Given data —
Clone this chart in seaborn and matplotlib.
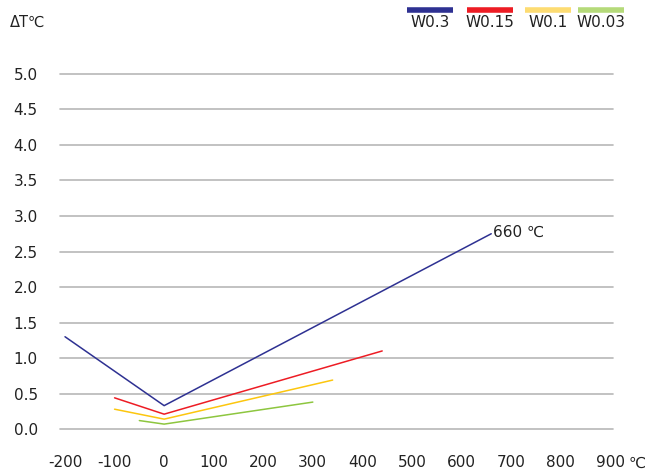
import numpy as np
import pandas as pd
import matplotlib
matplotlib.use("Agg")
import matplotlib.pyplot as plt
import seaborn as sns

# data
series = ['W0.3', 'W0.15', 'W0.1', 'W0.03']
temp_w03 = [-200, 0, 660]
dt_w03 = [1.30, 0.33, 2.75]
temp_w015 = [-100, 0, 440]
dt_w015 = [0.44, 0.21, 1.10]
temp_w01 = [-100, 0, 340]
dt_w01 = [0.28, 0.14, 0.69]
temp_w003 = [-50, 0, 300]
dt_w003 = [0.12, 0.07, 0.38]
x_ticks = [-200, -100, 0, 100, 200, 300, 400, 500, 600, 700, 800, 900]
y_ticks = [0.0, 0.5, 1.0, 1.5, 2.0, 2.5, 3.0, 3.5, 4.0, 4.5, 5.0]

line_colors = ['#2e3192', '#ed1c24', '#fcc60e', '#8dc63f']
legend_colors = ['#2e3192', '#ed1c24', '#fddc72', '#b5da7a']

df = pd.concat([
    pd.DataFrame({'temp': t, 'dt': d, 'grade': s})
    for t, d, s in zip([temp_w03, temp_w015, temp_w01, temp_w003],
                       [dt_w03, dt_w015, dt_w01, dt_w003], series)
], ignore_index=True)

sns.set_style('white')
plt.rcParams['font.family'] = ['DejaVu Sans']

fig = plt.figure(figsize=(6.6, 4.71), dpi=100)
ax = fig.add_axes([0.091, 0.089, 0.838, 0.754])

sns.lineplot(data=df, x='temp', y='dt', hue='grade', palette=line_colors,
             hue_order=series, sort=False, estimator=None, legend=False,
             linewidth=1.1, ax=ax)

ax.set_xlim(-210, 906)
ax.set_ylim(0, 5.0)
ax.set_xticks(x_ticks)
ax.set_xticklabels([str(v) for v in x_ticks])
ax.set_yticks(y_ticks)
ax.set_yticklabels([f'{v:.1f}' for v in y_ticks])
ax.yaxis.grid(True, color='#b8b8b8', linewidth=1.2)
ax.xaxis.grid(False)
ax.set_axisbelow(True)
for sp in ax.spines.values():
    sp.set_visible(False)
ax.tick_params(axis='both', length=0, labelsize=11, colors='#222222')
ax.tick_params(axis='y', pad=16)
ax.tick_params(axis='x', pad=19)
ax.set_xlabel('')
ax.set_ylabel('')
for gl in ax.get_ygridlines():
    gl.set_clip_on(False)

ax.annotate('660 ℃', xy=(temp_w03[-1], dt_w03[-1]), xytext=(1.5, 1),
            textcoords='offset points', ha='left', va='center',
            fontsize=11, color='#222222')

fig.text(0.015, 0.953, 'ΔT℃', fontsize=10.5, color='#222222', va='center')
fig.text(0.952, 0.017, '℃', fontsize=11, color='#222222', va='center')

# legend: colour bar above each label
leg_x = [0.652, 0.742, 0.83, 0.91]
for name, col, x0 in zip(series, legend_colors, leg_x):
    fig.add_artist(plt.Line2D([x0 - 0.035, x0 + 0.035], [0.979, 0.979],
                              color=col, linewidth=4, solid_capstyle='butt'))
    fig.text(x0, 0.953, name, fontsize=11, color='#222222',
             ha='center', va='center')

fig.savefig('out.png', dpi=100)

What you need to do — Go from the first line of the listing to the line holding "linewidth=1.1, ax=ax)" and, please, transcribe those lines exactly, both included, with no pictures.

Output of the task —
Clone this chart in seaborn and matplotlib.
import numpy as np
import pandas as pd
import matplotlib
matplotlib.use("Agg")
import matplotlib.pyplot as plt
import seaborn as sns

# data
series = ['W0.3', 'W0.15', 'W0.1', 'W0.03']
temp_w03 = [-200, 0, 660]
dt_w03 = [1.30, 0.33, 2.75]
temp_w015 = [-100, 0, 440]
dt_w015 = [0.44, 0.21, 1.10]
temp_w01 = [-100, 0, 340]
dt_w01 = [0.28, 0.14, 0.69]
temp_w003 = [-50, 0, 300]
dt_w003 = [0.12, 0.07, 0.38]
x_ticks = [-200, -100, 0, 100, 200, 300, 400, 500, 600, 700, 800, 900]
y_ticks = [0.0, 0.5, 1.0, 1.5, 2.0, 2.5, 3.0, 3.5, 4.0, 4.5, 5.0]

line_colors = ['#2e3192', '#ed1c24', '#fcc60e', '#8dc63f']
legend_colors = ['#2e3192', '#ed1c24', '#fddc72', '#b5da7a']

df = pd.concat([
    pd.DataFrame({'temp': t, 'dt': d, 'grade': s})
    for t, d, s in zip([temp_w03, temp_w015, temp_w01, temp_w003],
                       [dt_w03, dt_w015, dt_w01, dt_w003], series)
], ignore_index=True)

sns.set_style('white')
plt.rcParams['font.family'] = ['DejaVu Sans']

fig = plt.figure(figsize=(6.6, 4.71), dpi=100)
ax = fig.add_axes([0.091, 0.089, 0.838, 0.754])

sns.lineplot(data=df, x='temp', y='dt', hue='grade', palette=line_colors,
             hue_order=series, sort=False, estimator=None, legend=False,
             linewidth=1.1, ax=ax)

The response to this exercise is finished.